国土交通省は11月16日、社会資本整備審議会・交通政策審議会技術部会に設置した「国土交通技術行政の基本政策懇談会」の中間まとめを公表した。「データ駆動型の行政」を提唱し、同省が保有するインフラや気象などさまざまなデータに基づいて政策を立案・実施することを求めた。民間のデータとも連携させイノベーション(技術革新)を促すとともに、社会実験などを通じて新技術の社会実装を迅速化すべきとした。
データ駆動型行政の具体施策には▽データ利活用戦略の策定▽インフラデータプラットホームなどのデータ連携基盤の構築▽局・省庁横断的な社会実験―などを提案した。
分野別の政策の方向性も示した。気候変動を踏まえた防災対策では、中小河川への水位計の増設を提案。また、河川整備と、適正な土地利用による事前復興、グリーンインフラの活用などを合わせた「防災川まちづくり」の実施を求めた。
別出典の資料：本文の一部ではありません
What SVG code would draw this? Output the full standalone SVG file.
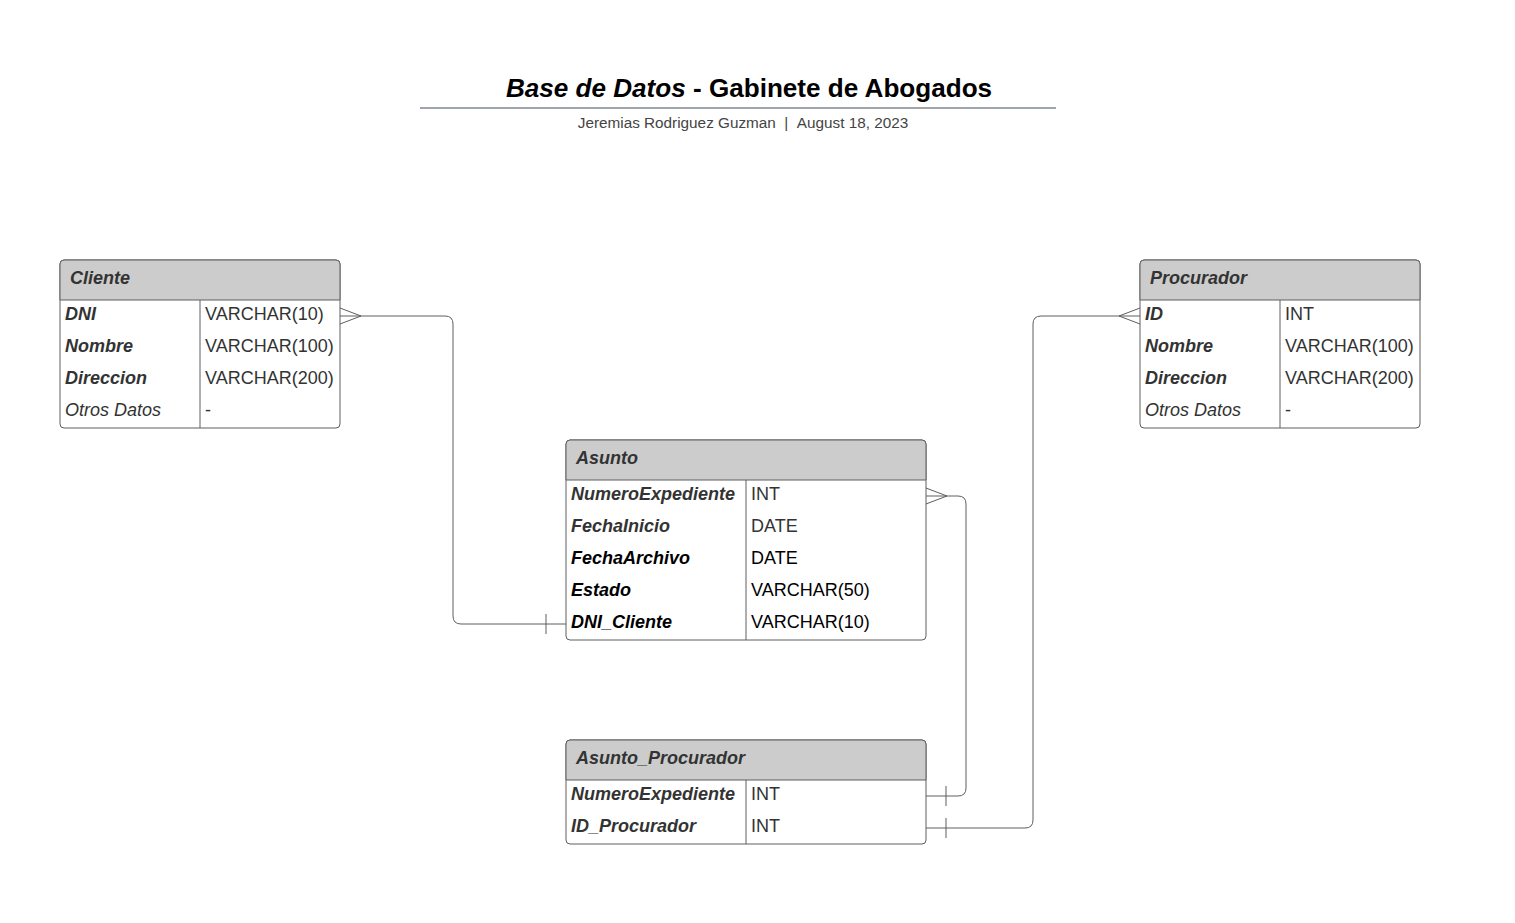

インフラの維持管理については、管理者単位でメンテナンス情報を蓄積するプラットホームの構築を提案。点検・診断の実務を担う技術者が不足している地方自治体への人材支援制度の創設も必要とした。
都市・地域マネジメントの関連では、産学官が保有するデータを新技術と組み合わせ、都市運営に生かす「スマートシティ」の推進を打ち出した。
交通政策では、複数の交通手段を統合して一つのサービスと捉えるMaas(Mobility as a Service)の考え方を重視。バスタ新宿などの総合交通ターミナルの整備を官民連携で全国展開すべきだとした。